▶ **EXERCISE REQUIREMENTS**
Write every line out verbatim and omit the pictures.
------------------------------------------------------------------------
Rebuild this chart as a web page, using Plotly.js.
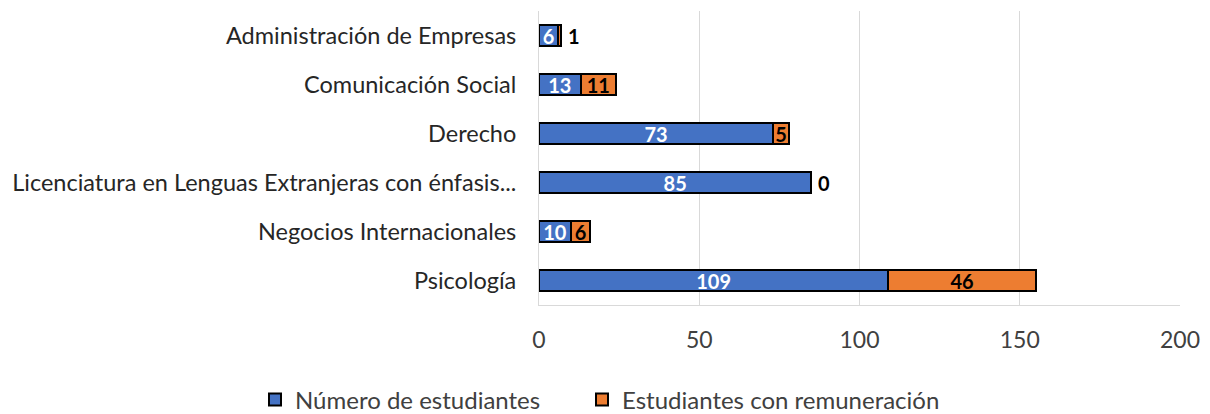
<!DOCTYPE html>
<html>
<head>
<meta charset="utf-8">
<script src="https://cdn.plot.ly/plotly-3.0.1.min.js"></script>
<style>
html,body{margin:0;padding:0;background:#fff;}
#chart{width:1210px;height:414px;}
</style>
</head>
<body>
<div id="chart"></div>
<script>
const categories = [
  "Administración de Empresas",
  "Comunicación Social",
  "Derecho",
  "Licenciatura en Lenguas Extranjeras con énfasis...",
  "Negocios Internacionales",
  "Psicología"
];
const numeroEstudiantes = [6, 13, 73, 85, 10, 109];
const conRemuneracion = [1, 11, 5, 0, 6, 46];
const seriesNames = ["Número de estudiantes", "Estudiantes con remuneración"];
const xTicks = [0, 50, 100, 150, 200];

const FONT = "Lato, 'Open Sans', sans-serif";
const W = 1210;

// values too small to hold their label are written just past the bar end
const outsideIdx = conRemuneracion.map((v, i) => v <= 1 ? i : -1).filter(i => i >= 0);

const traces = [
  {
    type: "bar", orientation: "h", name: seriesNames[0], legend: "legend",
    y: categories, x: numeroEstudiantes,
    text: numeroEstudiantes.map(String),
    textposition: "inside", insidetextanchor: "middle", textangle: 0,
    constraintext: "none",
    insidetextfont: {family: FONT, size: 20, color: "#ffffff", weight: "bold"},
    marker: {color: "#4472C4", line: {color: "#000000", width: 2}},
    hoverinfo: "x+y"
  },
  {
    type: "bar", orientation: "h", name: seriesNames[1], legend: "legend2",
    y: categories, x: conRemuneracion,
    text: conRemuneracion.map((v, i) => outsideIdx.includes(i) ? "" : String(v)),
    textposition: "inside", insidetextanchor: "middle", textangle: 0,
    constraintext: "none",
    insidetextfont: {family: FONT, size: 20, color: "#000000", weight: "bold"},
    marker: {color: "#ED7D31", line: {color: "#000000", width: 2}},
    hoverinfo: "x+y"
  }
];

const annotations = outsideIdx.map(i => ({
  x: numeroEstudiantes[i] + conRemuneracion[i], y: categories[i],
  xref: "x", yref: "y", text: String(conRemuneracion[i]),
  showarrow: false, xanchor: "left", xshift: 5,
  font: {family: FONT, size: 20, color: "#000000", weight: "bold"}
}));

const legendBase = {
  orientation: "h", y: -0.323, yanchor: "middle", xanchor: "left",
  font: {family: FONT, size: 24, color: "#404040"},
  itemwidth: 30
};

const layout = {
  width: W, height: 414,
  margin: {l: 0, r: 0, t: 11, b: 109, autoexpand: false},
  paper_bgcolor: "#ffffff", plot_bgcolor: "rgba(0,0,0,0)",
  barmode: "stack", bargap: 0.59,
  font: {family: FONT, color: "#404040", size: 23},
  xaxis: {
    domain: [539 / W, 1180 / W],
    range: [0, 200], tickvals: xTicks, ticktext: xTicks.map(String),
    showgrid: true, gridcolor: "#D9D9D9", gridwidth: 1,
    zeroline: false, showline: true, linecolor: "#D9D9D9", linewidth: 1,
    ticks: "", ticklabelstandoff: 14, automargin: false,
    tickfont: {family: FONT, size: 23, color: "#404040"}, fixedrange: true
  },
  yaxis: {
    autorange: "reversed", type: "category", automargin: false,
    showgrid: false, zeroline: false, showline: true, linecolor: "#D9D9D9", linewidth: 1,
    ticks: "", ticklabelstandoff: 17,
    tickfont: {family: FONT, size: 23.5, color: "#262626"}, fixedrange: true
  },
  annotations: annotations,
  showlegend: true,
  legend: Object.assign({}, legendBase, {x: 255 / W}),
  legend2: Object.assign({}, legendBase, {x: 582 / W})
};

Plotly.newPlot("chart", traces, layout, {displayModeBar: false, staticPlot: true});
</script>
</body>
</html>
------------------------------------------------------------------------
▶ **SOLUTION FOR THIS TASK**
Rebuild this chart as a web page, using Plotly.js.
<!DOCTYPE html>
<html>
<head>
<meta charset="utf-8">
<script src="https://cdn.plot.ly/plotly-3.0.1.min.js"></script>
<style>
html,body{margin:0;padding:0;background:#fff;}
#chart{width:1210px;height:414px;}
</style>
</head>
<body>
<div id="chart"></div>
<script>
const categories = [
  "Administración de Empresas",
  "Comunicación Social",
  "Derecho",
  "Licenciatura en Lenguas Extranjeras con énfasis...",
  "Negocios Internacionales",
  "Psicología"
];
const numeroEstudiantes = [6, 13, 73, 85, 10, 109];
const conRemuneracion = [1, 11, 5, 0, 6, 46];
const seriesNames = ["Número de estudiantes", "Estudiantes con remuneración"];
const xTicks = [0, 50, 100, 150, 200];

const FONT = "Lato, 'Open Sans', sans-serif";
const W = 1210;

// values too small to hold their label are written just past the bar end
const outsideIdx = conRemuneracion.map((v, i) => v <= 1 ? i : -1).filter(i => i >= 0);

const traces = [
  {
    type: "bar", orientation: "h", name: seriesNames[0], legend: "legend",
    y: categories, x: numeroEstudiantes,
    text: numeroEstudiantes.map(String),
    textposition: "inside", insidetextanchor: "middle", textangle: 0,
    constraintext: "none",
    insidetextfont: {family: FONT, size: 20, color: "#ffffff", weight: "bold"},
    marker: {color: "#4472C4", line: {color: "#000000", width: 2}},
    hoverinfo: "x+y"
  },
  {
    type: "bar", orientation: "h", name: seriesNames[1], legend: "legend2",
    y: categories, x: conRemuneracion,
    text: conRemuneracion.map((v, i) => outsideIdx.includes(i) ? "" : String(v)),
    textposition: "inside", insidetextanchor: "middle", textangle: 0,
    constraintext: "none",
    insidetextfont: {family: FONT, size: 20, color: "#000000", weight: "bold"},
    marker: {color: "#ED7D31", line: {color: "#000000", width: 2}},
    hoverinfo: "x+y"
  }
];

const annotations = outsideIdx.map(i => ({
  x: numeroEstudiantes[i] + conRemuneracion[i], y: categories[i],
  xref: "x", yref: "y", text: String(conRemuneracion[i]),
  showarrow: false, xanchor: "left", xshift: 5,
  font: {family: FONT, size: 20, color: "#000000", weight: "bold"}
}));

const legendBase = {
  orientation: "h", y: -0.323, yanchor: "middle", xanchor: "left",
  font: {family: FONT, size: 24, color: "#404040"},
  itemwidth: 30
};

const layout = {
  width: W, height: 414,
  margin: {l: 0, r: 0, t: 11, b: 109, autoexpand: false},
  paper_bgcolor: "#ffffff", plot_bgcolor: "rgba(0,0,0,0)",
  barmode: "stack", bargap: 0.59,
  font: {family: FONT, color: "#404040", size: 23},
  xaxis: {
    domain: [539 / W, 1180 / W],
    range: [0, 200], tickvals: xTicks, ticktext: xTicks.map(String),
    showgrid: true, gridcolor: "#D9D9D9", gridwidth: 1,
    zeroline: false, showline: true, linecolor: "#D9D9D9", linewidth: 1,
    ticks: "", ticklabelstandoff: 14, automargin: false,
    tickfont: {family: FONT, size: 23, color: "#404040"}, fixedrange: true
  },
  yaxis: {
    autorange: "reversed", type: "category", automargin: false,
    showgrid: false, zeroline: false, showline: true, linecolor: "#D9D9D9", linewidth: 1,
    ticks: "", ticklabelstandoff: 17,
    tickfont: {family: FONT, size: 23.5, color: "#262626"}, fixedrange: true
  },
  annotations: annotations,
  showlegend: true,
  legend: Object.assign({}, legendBase, {x: 255 / W}),
  legend2: Object.assign({}, legendBase, {x: 582 / W})
};

Plotly.newPlot("chart", traces, layout, {displayModeBar: false, staticPlot: true});
</script>
</body>
</html>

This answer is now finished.